[Stored data entries]
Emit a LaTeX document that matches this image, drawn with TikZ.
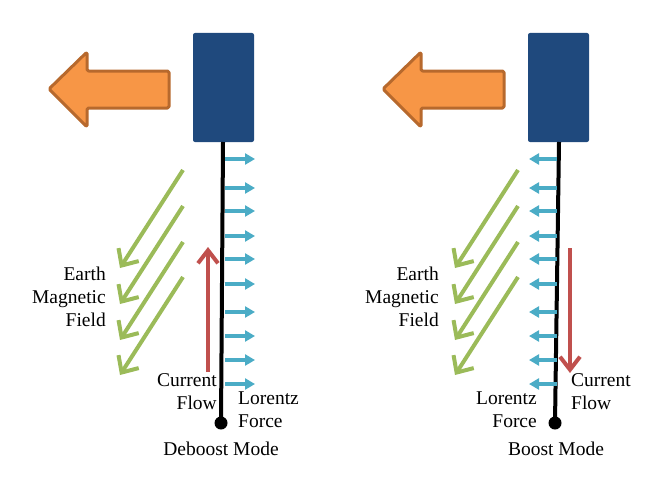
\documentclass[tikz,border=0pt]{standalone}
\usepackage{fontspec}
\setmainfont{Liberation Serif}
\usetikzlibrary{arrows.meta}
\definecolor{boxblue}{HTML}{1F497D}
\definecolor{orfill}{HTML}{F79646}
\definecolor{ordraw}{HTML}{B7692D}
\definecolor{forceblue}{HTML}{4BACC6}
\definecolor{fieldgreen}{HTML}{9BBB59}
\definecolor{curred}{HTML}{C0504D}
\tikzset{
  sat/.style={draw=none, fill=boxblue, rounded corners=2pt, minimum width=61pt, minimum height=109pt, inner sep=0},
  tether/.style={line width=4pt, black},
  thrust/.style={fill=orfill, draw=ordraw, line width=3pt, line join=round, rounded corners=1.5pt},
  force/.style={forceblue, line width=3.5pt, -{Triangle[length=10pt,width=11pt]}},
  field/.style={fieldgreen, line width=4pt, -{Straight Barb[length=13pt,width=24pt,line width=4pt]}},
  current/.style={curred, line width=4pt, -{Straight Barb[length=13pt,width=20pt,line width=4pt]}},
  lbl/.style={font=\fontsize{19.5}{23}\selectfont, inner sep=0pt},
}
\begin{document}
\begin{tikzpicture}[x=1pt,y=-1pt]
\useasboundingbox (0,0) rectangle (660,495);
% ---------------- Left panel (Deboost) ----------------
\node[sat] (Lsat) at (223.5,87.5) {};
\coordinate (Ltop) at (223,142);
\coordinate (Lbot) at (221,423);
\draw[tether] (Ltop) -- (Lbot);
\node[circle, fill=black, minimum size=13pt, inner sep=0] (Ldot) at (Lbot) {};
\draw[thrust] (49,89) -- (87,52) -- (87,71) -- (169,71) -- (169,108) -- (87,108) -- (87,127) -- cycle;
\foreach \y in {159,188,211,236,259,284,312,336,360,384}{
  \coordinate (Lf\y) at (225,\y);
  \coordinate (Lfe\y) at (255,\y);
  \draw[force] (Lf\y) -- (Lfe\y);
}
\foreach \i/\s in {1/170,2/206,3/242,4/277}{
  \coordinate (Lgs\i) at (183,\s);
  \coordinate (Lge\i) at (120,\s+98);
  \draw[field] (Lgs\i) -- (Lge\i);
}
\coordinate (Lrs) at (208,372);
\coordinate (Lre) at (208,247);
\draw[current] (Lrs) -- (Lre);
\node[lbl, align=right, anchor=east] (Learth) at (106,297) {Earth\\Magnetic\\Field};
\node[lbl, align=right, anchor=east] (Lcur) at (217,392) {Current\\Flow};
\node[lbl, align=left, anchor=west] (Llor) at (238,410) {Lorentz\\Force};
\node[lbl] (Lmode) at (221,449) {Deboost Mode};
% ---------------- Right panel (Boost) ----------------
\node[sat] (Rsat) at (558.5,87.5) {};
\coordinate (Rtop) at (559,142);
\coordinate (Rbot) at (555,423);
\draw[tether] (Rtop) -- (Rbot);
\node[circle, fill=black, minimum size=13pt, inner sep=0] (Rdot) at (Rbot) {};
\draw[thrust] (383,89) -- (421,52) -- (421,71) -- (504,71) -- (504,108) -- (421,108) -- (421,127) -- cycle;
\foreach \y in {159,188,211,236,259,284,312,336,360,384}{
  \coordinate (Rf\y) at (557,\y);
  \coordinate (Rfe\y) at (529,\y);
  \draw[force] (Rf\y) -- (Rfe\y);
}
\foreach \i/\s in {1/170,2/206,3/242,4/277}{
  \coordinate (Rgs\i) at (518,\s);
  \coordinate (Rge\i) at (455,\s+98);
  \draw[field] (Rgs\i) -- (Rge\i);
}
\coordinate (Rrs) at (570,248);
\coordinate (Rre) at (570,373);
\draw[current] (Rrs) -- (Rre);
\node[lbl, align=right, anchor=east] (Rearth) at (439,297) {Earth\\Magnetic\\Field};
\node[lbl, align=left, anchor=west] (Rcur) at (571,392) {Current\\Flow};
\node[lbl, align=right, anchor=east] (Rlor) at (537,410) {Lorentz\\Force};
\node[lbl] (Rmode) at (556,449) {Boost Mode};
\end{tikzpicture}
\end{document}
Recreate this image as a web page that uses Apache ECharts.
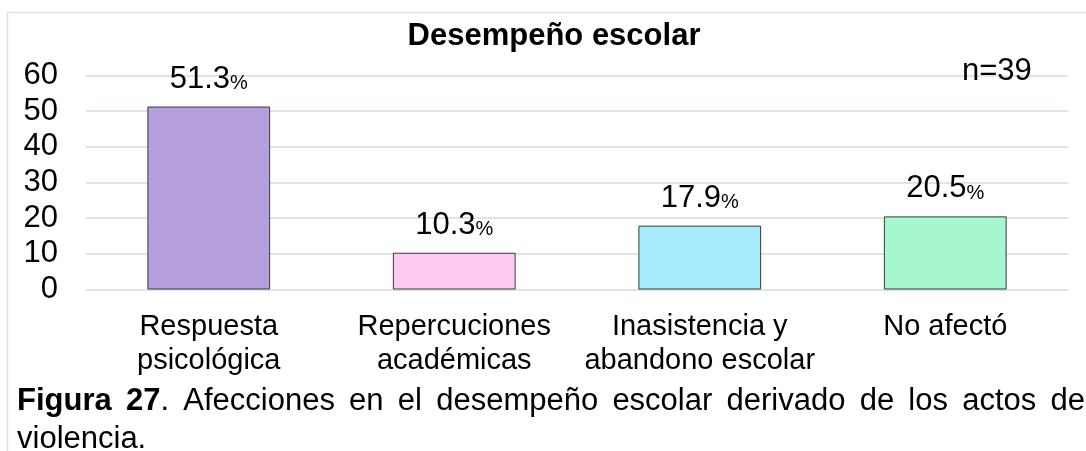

#### Written instruction:
Reproduce every record word for word. The copy must contain no pictures.

#### Written solution:
Emit a LaTeX document that matches this image, drawn with TikZ.
\documentclass[tikz,border=0pt]{standalone}
\usepackage{fontspec}
\setmainfont{Liberation Serif}
\usetikzlibrary{arrows.meta}
\definecolor{boxblue}{HTML}{1F497D}
\definecolor{orfill}{HTML}{F79646}
\definecolor{ordraw}{HTML}{B7692D}
\definecolor{forceblue}{HTML}{4BACC6}
\definecolor{fieldgreen}{HTML}{9BBB59}
\definecolor{curred}{HTML}{C0504D}
\tikzset{
  sat/.style={draw=none, fill=boxblue, rounded corners=2pt, minimum width=61pt, minimum height=109pt, inner sep=0},
  tether/.style={line width=4pt, black},
  thrust/.style={fill=orfill, draw=ordraw, line width=3pt, line join=round, rounded corners=1.5pt},
  force/.style={forceblue, line width=3.5pt, -{Triangle[length=10pt,width=11pt]}},
  field/.style={fieldgreen, line width=4pt, -{Straight Barb[length=13pt,width=24pt,line width=4pt]}},
  current/.style={curred, line width=4pt, -{Straight Barb[length=13pt,width=20pt,line width=4pt]}},
  lbl/.style={font=\fontsize{19.5}{23}\selectfont, inner sep=0pt},
}
\begin{document}
\begin{tikzpicture}[x=1pt,y=-1pt]
\useasboundingbox (0,0) rectangle (660,495);
% ---------------- Left panel (Deboost) ----------------
\node[sat] (Lsat) at (223.5,87.5) {};
\coordinate (Ltop) at (223,142);
\coordinate (Lbot) at (221,423);
\draw[tether] (Ltop) -- (Lbot);
\node[circle, fill=black, minimum size=13pt, inner sep=0] (Ldot) at (Lbot) {};
\draw[thrust] (49,89) -- (87,52) -- (87,71) -- (169,71) -- (169,108) -- (87,108) -- (87,127) -- cycle;
\foreach \y in {159,188,211,236,259,284,312,336,360,384}{
  \coordinate (Lf\y) at (225,\y);
  \coordinate (Lfe\y) at (255,\y);
  \draw[force] (Lf\y) -- (Lfe\y);
}
\foreach \i/\s in {1/170,2/206,3/242,4/277}{
  \coordinate (Lgs\i) at (183,\s);
  \coordinate (Lge\i) at (120,\s+98);
  \draw[field] (Lgs\i) -- (Lge\i);
}
\coordinate (Lrs) at (208,372);
\coordinate (Lre) at (208,247);
\draw[current] (Lrs) -- (Lre);
\node[lbl, align=right, anchor=east] (Learth) at (106,297) {Earth\\Magnetic\\Field};
\node[lbl, align=right, anchor=east] (Lcur) at (217,392) {Current\\Flow};
\node[lbl, align=left, anchor=west] (Llor) at (238,410) {Lorentz\\Force};
\node[lbl] (Lmode) at (221,449) {Deboost Mode};
% ---------------- Right panel (Boost) ----------------
\node[sat] (Rsat) at (558.5,87.5) {};
\coordinate (Rtop) at (559,142);
\coordinate (Rbot) at (555,423);
\draw[tether] (Rtop) -- (Rbot);
\node[circle, fill=black, minimum size=13pt, inner sep=0] (Rdot) at (Rbot) {};
\draw[thrust] (383,89) -- (421,52) -- (421,71) -- (504,71) -- (504,108) -- (421,108) -- (421,127) -- cycle;
\foreach \y in {159,188,211,236,259,284,312,336,360,384}{
  \coordinate (Rf\y) at (557,\y);
  \coordinate (Rfe\y) at (529,\y);
  \draw[force] (Rf\y) -- (Rfe\y);
}
\foreach \i/\s in {1/170,2/206,3/242,4/277}{
  \coordinate (Rgs\i) at (518,\s);
  \coordinate (Rge\i) at (455,\s+98);
  \draw[field] (Rgs\i) -- (Rge\i);
}
\coordinate (Rrs) at (570,248);
\coordinate (Rre) at (570,373);
\draw[current] (Rrs) -- (Rre);
\node[lbl, align=right, anchor=east] (Rearth) at (439,297) {Earth\\Magnetic\\Field};
\node[lbl, align=left, anchor=west] (Rcur) at (571,392) {Current\\Flow};
\node[lbl, align=right, anchor=east] (Rlor) at (537,410) {Lorentz\\Force};
\node[lbl] (Rmode) at (556,449) {Boost Mode};
\end{tikzpicture}
\end{document}
Recreate this image as a web page that uses Apache ECharts.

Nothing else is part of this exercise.